◆ **Information supplied**
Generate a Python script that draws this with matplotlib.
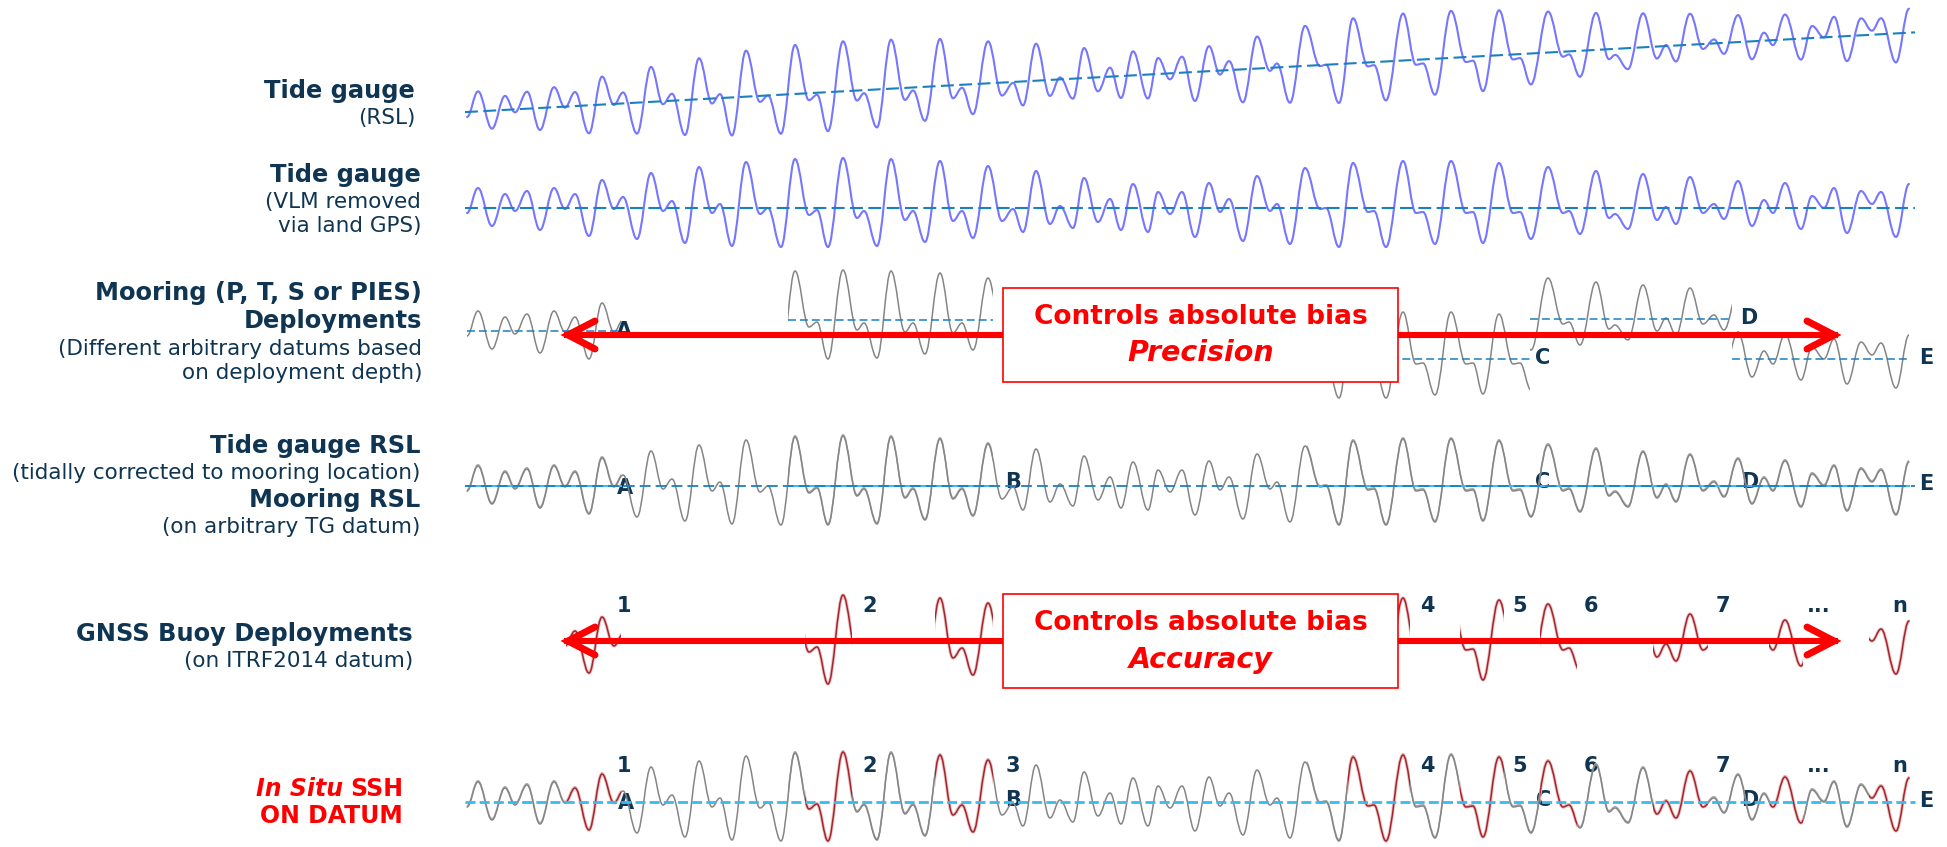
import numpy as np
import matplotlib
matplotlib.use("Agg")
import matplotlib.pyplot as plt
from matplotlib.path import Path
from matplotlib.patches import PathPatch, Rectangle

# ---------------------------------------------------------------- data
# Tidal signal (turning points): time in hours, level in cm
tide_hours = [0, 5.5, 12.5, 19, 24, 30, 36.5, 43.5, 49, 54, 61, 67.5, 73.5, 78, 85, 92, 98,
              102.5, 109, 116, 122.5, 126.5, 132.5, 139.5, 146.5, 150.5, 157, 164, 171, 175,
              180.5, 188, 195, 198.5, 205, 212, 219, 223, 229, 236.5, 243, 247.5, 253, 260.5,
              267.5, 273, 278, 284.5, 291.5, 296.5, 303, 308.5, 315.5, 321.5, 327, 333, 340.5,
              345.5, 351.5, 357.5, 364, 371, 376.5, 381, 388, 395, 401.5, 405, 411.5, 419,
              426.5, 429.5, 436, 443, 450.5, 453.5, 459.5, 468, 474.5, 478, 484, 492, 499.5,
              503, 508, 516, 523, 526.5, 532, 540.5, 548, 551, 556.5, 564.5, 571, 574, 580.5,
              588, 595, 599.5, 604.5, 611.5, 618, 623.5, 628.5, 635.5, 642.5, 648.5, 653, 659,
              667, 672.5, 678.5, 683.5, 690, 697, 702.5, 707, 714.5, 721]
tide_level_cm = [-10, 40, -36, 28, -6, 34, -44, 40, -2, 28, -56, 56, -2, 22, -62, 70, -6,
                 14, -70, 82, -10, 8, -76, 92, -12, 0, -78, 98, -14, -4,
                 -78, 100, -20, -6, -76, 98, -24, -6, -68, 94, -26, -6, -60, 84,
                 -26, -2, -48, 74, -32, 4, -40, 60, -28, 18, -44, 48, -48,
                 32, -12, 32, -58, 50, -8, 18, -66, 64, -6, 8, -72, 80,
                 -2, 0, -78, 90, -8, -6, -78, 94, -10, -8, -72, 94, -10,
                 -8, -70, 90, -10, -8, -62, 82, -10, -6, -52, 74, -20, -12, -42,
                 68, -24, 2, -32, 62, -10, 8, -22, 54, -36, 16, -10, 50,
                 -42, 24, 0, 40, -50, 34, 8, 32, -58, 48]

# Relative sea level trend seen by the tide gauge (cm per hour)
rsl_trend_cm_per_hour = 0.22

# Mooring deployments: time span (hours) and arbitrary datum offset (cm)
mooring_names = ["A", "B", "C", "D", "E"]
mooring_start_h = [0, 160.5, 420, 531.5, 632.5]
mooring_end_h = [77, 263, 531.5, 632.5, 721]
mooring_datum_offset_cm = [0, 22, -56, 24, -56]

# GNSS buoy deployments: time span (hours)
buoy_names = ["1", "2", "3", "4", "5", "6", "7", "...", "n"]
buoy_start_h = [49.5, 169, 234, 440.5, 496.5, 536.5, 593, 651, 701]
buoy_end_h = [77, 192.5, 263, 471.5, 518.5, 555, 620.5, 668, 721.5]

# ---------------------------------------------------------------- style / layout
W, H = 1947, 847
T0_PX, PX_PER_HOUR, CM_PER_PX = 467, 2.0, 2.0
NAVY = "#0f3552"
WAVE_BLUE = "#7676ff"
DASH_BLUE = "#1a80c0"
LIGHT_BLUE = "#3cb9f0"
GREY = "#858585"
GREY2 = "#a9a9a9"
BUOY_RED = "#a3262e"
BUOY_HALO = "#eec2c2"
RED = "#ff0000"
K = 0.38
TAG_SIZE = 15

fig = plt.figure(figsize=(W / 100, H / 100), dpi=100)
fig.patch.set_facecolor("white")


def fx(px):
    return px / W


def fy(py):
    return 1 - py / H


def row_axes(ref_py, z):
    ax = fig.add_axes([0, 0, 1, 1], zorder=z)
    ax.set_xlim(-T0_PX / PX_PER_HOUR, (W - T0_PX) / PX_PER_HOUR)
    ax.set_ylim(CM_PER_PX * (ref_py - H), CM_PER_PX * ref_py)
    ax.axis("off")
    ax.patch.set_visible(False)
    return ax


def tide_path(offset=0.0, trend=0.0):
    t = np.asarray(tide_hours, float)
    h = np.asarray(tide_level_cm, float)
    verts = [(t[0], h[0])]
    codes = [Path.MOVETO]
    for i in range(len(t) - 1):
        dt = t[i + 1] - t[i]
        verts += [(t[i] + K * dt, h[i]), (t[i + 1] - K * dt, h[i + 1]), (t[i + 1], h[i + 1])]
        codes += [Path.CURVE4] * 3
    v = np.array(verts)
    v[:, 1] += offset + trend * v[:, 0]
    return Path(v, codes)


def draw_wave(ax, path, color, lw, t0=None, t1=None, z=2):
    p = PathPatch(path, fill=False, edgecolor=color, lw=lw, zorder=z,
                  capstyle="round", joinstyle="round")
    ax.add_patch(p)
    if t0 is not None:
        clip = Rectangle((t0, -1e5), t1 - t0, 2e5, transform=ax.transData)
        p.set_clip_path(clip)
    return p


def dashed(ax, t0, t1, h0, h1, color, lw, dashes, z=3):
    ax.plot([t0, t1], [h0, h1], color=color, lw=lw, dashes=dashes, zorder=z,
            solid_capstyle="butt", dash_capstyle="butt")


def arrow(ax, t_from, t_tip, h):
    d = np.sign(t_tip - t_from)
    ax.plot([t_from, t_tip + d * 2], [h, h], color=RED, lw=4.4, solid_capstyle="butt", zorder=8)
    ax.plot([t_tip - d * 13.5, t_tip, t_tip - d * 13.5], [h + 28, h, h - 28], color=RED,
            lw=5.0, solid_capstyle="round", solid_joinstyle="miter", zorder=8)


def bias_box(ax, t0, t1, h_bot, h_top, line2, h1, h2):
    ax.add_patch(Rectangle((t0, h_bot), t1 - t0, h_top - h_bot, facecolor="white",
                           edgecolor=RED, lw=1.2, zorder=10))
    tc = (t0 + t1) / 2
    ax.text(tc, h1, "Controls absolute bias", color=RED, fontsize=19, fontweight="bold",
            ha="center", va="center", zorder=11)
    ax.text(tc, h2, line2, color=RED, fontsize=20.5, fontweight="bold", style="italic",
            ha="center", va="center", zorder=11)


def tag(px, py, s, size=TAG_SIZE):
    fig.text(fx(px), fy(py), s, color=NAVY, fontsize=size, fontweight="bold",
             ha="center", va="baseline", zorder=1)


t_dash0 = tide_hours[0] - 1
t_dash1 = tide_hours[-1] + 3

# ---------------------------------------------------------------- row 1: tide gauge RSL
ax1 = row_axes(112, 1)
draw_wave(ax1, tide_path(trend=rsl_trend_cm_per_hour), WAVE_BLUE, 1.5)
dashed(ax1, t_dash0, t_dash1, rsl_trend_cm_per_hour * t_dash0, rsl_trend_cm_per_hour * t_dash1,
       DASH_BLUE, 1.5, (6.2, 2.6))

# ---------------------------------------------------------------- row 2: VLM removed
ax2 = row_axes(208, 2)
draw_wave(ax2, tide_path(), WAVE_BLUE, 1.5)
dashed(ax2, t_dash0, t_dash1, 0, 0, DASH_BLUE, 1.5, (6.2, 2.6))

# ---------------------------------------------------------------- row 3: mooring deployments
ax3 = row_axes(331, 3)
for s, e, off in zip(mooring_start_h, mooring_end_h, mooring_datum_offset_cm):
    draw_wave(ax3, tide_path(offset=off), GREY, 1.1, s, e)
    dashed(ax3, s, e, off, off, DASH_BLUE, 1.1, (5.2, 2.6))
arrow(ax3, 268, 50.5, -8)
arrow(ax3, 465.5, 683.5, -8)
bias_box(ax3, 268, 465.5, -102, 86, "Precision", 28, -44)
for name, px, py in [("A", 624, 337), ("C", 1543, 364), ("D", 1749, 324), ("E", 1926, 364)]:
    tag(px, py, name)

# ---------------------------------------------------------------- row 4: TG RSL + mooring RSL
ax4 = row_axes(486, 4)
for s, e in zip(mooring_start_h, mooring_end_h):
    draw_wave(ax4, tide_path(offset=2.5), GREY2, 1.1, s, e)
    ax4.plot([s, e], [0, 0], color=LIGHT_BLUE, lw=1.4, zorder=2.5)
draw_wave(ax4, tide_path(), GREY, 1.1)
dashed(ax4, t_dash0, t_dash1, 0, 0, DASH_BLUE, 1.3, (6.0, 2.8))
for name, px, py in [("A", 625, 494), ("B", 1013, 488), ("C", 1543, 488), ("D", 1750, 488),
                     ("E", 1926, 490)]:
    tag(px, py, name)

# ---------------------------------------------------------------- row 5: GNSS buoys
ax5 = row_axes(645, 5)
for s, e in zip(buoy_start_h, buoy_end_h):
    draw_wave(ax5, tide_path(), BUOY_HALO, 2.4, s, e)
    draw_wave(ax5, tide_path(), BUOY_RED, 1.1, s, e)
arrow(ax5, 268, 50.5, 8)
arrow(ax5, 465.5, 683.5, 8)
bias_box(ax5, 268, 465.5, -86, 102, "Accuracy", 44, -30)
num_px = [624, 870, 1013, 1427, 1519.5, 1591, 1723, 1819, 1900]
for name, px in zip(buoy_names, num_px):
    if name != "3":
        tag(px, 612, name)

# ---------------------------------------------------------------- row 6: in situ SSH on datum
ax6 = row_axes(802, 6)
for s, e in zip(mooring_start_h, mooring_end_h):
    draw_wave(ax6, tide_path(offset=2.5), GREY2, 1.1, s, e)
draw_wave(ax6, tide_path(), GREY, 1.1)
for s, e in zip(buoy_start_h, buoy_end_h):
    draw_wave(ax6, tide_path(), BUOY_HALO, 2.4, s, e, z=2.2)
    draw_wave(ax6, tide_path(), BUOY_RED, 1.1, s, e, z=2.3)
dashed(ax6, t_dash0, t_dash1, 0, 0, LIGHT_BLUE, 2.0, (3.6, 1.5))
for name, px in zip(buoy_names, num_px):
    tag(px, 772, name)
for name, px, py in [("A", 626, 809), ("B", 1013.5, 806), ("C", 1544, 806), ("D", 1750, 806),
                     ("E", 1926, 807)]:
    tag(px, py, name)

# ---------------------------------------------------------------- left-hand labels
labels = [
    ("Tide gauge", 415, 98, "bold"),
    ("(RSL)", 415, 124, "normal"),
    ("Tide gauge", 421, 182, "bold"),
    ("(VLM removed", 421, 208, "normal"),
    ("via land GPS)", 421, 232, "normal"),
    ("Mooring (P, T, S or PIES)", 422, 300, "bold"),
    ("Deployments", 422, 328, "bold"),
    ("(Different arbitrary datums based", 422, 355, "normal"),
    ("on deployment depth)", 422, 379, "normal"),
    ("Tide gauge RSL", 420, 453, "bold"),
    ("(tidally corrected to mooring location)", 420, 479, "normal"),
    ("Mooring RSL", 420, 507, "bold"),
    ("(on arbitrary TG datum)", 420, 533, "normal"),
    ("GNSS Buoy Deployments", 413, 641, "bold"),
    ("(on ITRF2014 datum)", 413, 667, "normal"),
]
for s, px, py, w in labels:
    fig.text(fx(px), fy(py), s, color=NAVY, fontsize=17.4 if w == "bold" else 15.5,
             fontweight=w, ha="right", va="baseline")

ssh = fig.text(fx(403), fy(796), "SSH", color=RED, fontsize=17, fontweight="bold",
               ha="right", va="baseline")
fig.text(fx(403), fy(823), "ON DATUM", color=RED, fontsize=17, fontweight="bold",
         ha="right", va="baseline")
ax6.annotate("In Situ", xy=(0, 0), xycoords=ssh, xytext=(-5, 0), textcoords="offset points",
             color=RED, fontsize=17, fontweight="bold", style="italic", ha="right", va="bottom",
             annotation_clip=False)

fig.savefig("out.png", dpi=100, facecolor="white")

---

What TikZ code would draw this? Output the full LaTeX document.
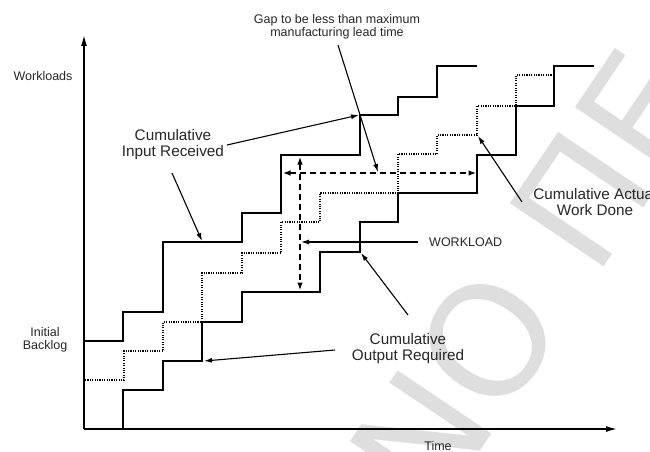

◆ **Exercise instructions**
Start at the line with "Generate a Python", stop at the line with "from matplotlib.patches import", both lines included, and repeat that span exactly without its pictures.

◆ **Response below**
Generate a Python script that draws this with matplotlib.
import numpy as np
import matplotlib
matplotlib.use("Agg")
import matplotlib.pyplot as plt
from matplotlib.path import Path
from matplotlib.patches import PathPatch, Rectangle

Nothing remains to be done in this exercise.